Se, infatti, una certa pigrizia mentale potrebbe spingerci a etichettare il secondo romanzo dell’autrice argentina come realismo magico, le settecento pagine di storia reale, fantastica, familiare, orrorifica e poetica degli adepti dell’Oscurità, del medium Juan, della figlia del sangue Rosario, del frutto dell’unione dei due, Gaspar, sfuggono a recinti geografici o di genere e, come afferma la stessa Enriquez nella sua intervista con Cristina Taglietti comparsa sul numero 510 de La Lettura: «c’è la tradizione letteraria molto opulenta e fantasiosa che i critici chiamano realismo magico, anche se all’interno ci sono esperienze molto diverse. Si possono davvero paragonare i colori di Gabriel García Márquez all’asciuttezza di Rulfo? Eppure entrambi venivano chiamati realisti magici solo perché avevano a che fare con una letteratura non realistica» e continua, «i generi sono comunque molto porosi ora, molto misti, a volte non so in quale catalogare un libro e questo è molto sano.»
Il termine realismo magico, che associamo per abitudine alla letteratura latinoamericana, ai bambini con le code di maiale, al mutismo chiaroveggente di Clara del Valle, nasce però in ambito pittorico a tutt’altre latitudini e viene utilizzato per la prima volta nel 1925 dal critico tedesco Franz Roh in riferimento alla corrente pittorica della Neue Sachlichkeit, la nuova oggettività, influenzata da artisti italiani come Giorgio de Chirico e il movimento Novecento, nato a Milano nel 1922. Proprio del Novecento faceva parte l’autore Massimo Bontempelli, di cui Utopia Editore sta ristampando le opere e che è considerato il padre del realismo magico italiano. Bontempelli, infatti, era convinto che il dominio dell’uomo sulla natura fosse possibile grazie alla magia e nei suoi scritti si legge «unico strumento del nostro lavoro sarà l’immaginazione. Occorre rimparare l’arte di costruire, per inventare i miti freschi onde possa scaturire la nuova atmosfera di cui abbiamo bisogno per respirare. […] Il mondo immaginario si verserà in perpetuo a fecondare e arricchire il mondo reale.»

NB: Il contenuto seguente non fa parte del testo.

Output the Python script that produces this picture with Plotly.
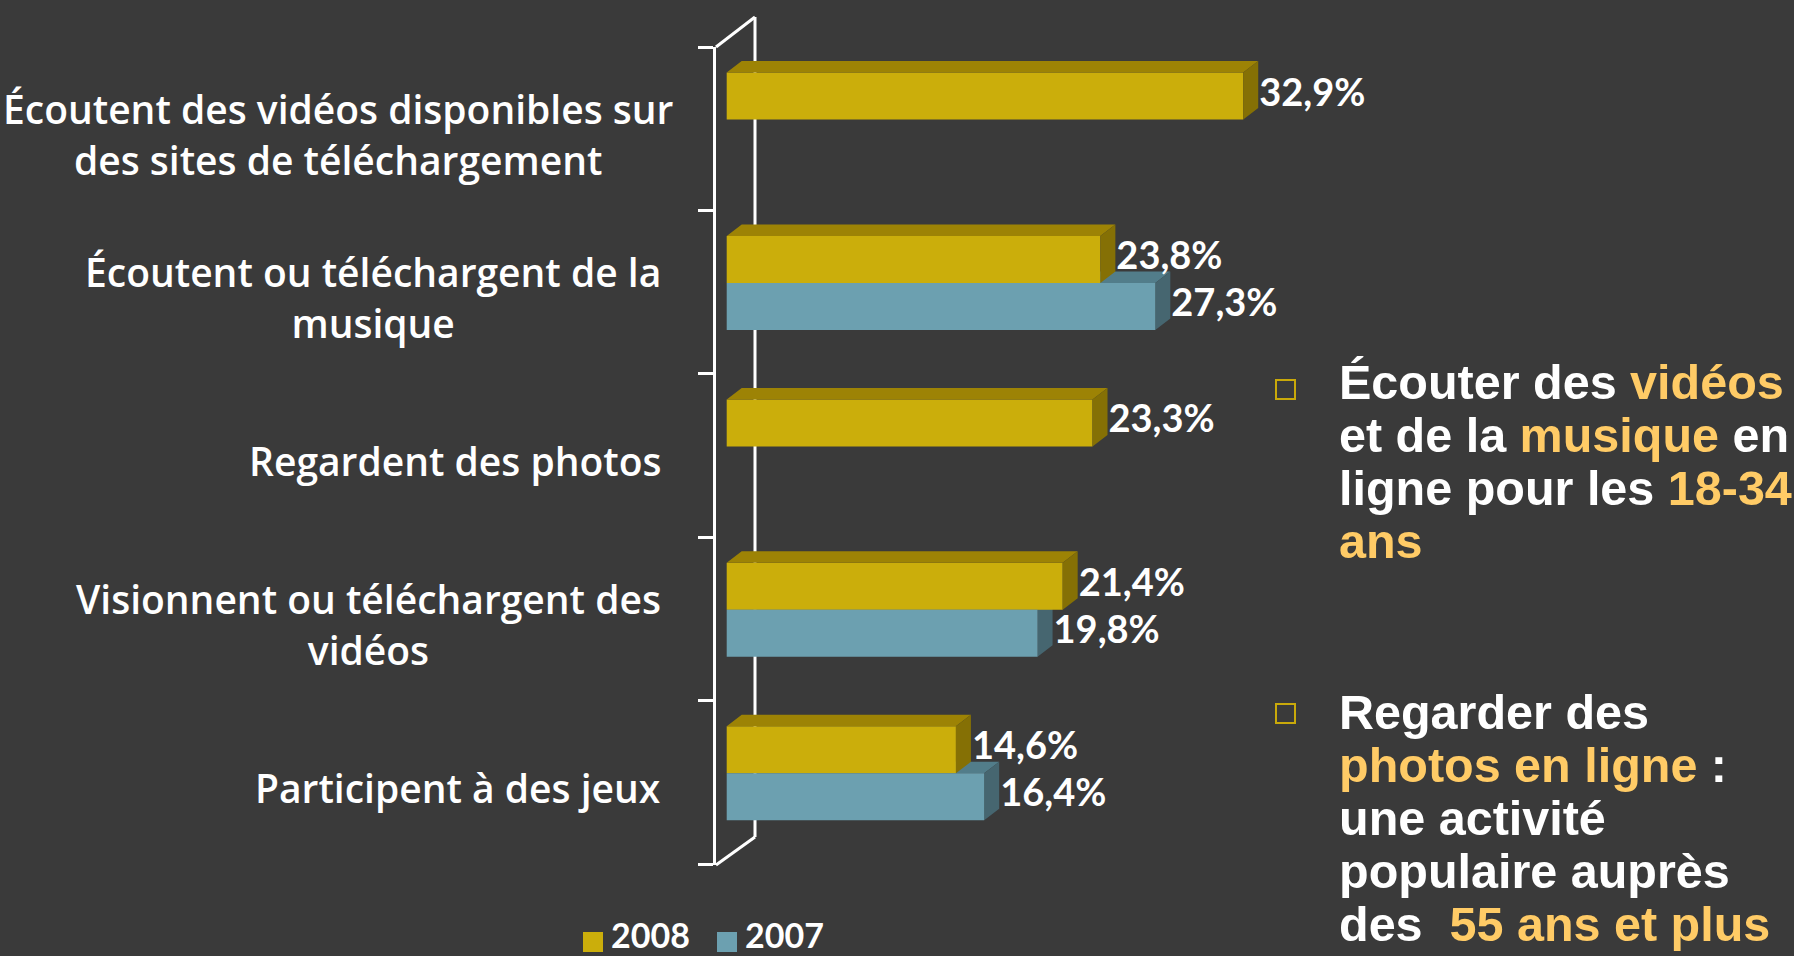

Sul realismo magico si basa proprio il suo romanzo Il figlio di due madri, pubblicato nel 1929 e affine per tematiche a Distanza di sicurezza; se nella novella di Schweblin, però, troviamo due corpi a dividersi più anime spezzate, nel romanzo di Bontempelli è un solo corpo a contenere due anime. Mario, figlio di Arianna, il giorno dei suo settimo compleanno sembra ritirarsi dal suo corpo per lasciare il posto a Ramiro, figlio di Luciana, morto sette anni prima, all’età di sette anni, proprio nel momento in cui Mario stava venendo al mondo. Le due donne si troveranno quindi ad amare lo stesso bambino, ormai solo involucro di ciò che un tempo era stato, per una delle due. Alternando elementi magici e romanzo d’appendice, Bontempelli mette in scena un dramma che sfiora la metanarrazione, in cui le due donne, Arianna e Luciana, rappresentano il rifiuto e l’accettazione del magico nel reale «sarà vero, che cosa importa? Ora è vivo. Dunque non è più vero che è morto. Non è più vero che è un altro.» risponde Luciana ai dubbi di Arianna, che vede davanti a sé il suo bambino, in carne e ossa, ma non più anima. Perché si ama il corpo, ancor prima dell’anima e il realismo magico di Schweblin, di Enriquez e di Bontempelli sembrano dirci questo, da epoche e geografie diverse: non esiste soluzione al paradosso della nave di Teseo.